The recent attempt by The Other Russia to organise peaceful protest on 31 October 2012 in support of Article 31 of the Russian Constitution (guaranteeing the right to freedom of peaceful assembly) is illustrative of the problems that such figures now face. On 16 October 2012, the Other Russia political party submitted request to authorities for approval (“soglasovaniye”) of the ‘Strategy 31’ demonstrations that were planned on 31 October 2012 in several cities across Russia. 18 October 2012 the authorities reportedly refused to grant an approval, on the grounds that one of the organizers, Eduard Limonov, the leader of the Other Russia party, had earlier been more than twice convicted of violating the Federal Law of the Russian Federation “On assembly, meetings, demonstrations, rallies and picketing” and his sentence had not expired. The protesters decided to proceed with an unauthorised demonstration, which resulted in arrest of at least 12 persons while attempting to gather for demonstrations in Saint Petersburg and Moscow, including Eduard Limonov, who will face the court on 12 November 2012 on charges of violating the rules for organising public event and Konstantin Kosiakin, the member of the Left Front. The detained were released later the same day also pending court hearings.

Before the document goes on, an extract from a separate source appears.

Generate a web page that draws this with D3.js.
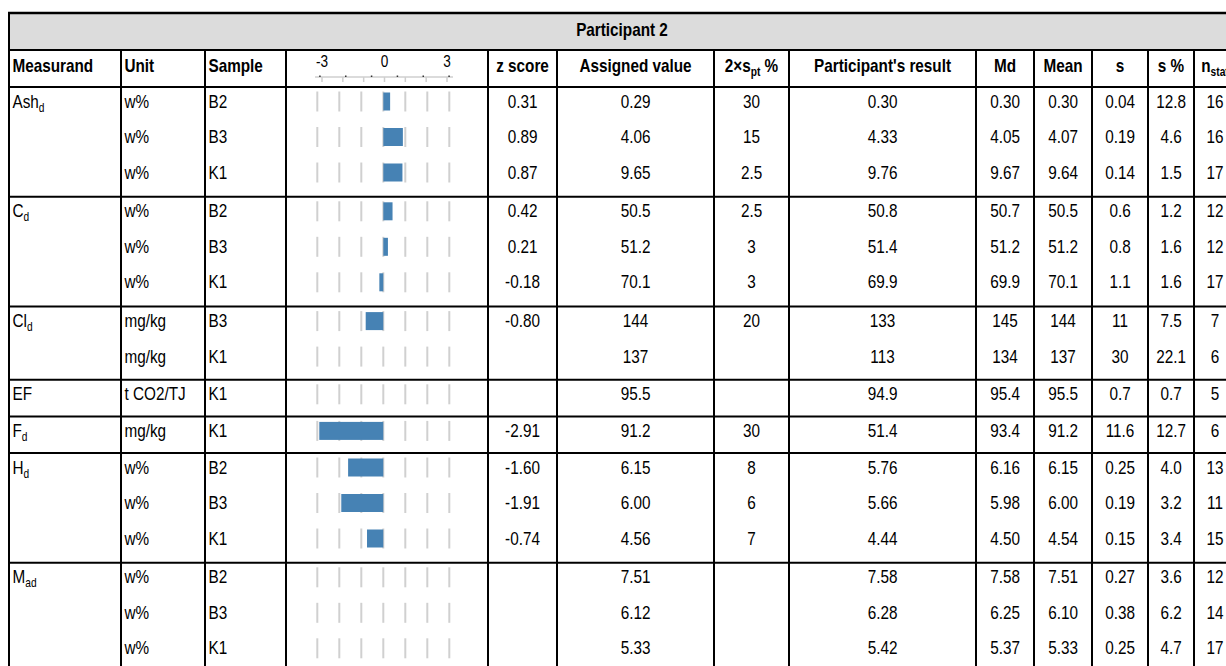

Amnesty International is concerned that these latest series of arrests of peaceful protesters in Moscow and elsewhere in Russia are not isolated incidents, but reflect an increasingly restrictive practice in Russia today with regard to freedom of assembly and freedom of expression for people peacefully protesting or expressing their dissenting political views. The organisation also reiterates its concern that that the events of recent weeks and months point to the progressive strangling of the freedoms of assembly and expression in the Russian Federation.

Amnesty International is again calling on the Russian authorities to reverse this trend and commit itself to the defence of the human rights, of all persons in Russia wishing to peacefully express their views, whether critical of the authorities or not, whether approved of by them or not, as stipulated in international human rights law and in the Russian Constitution.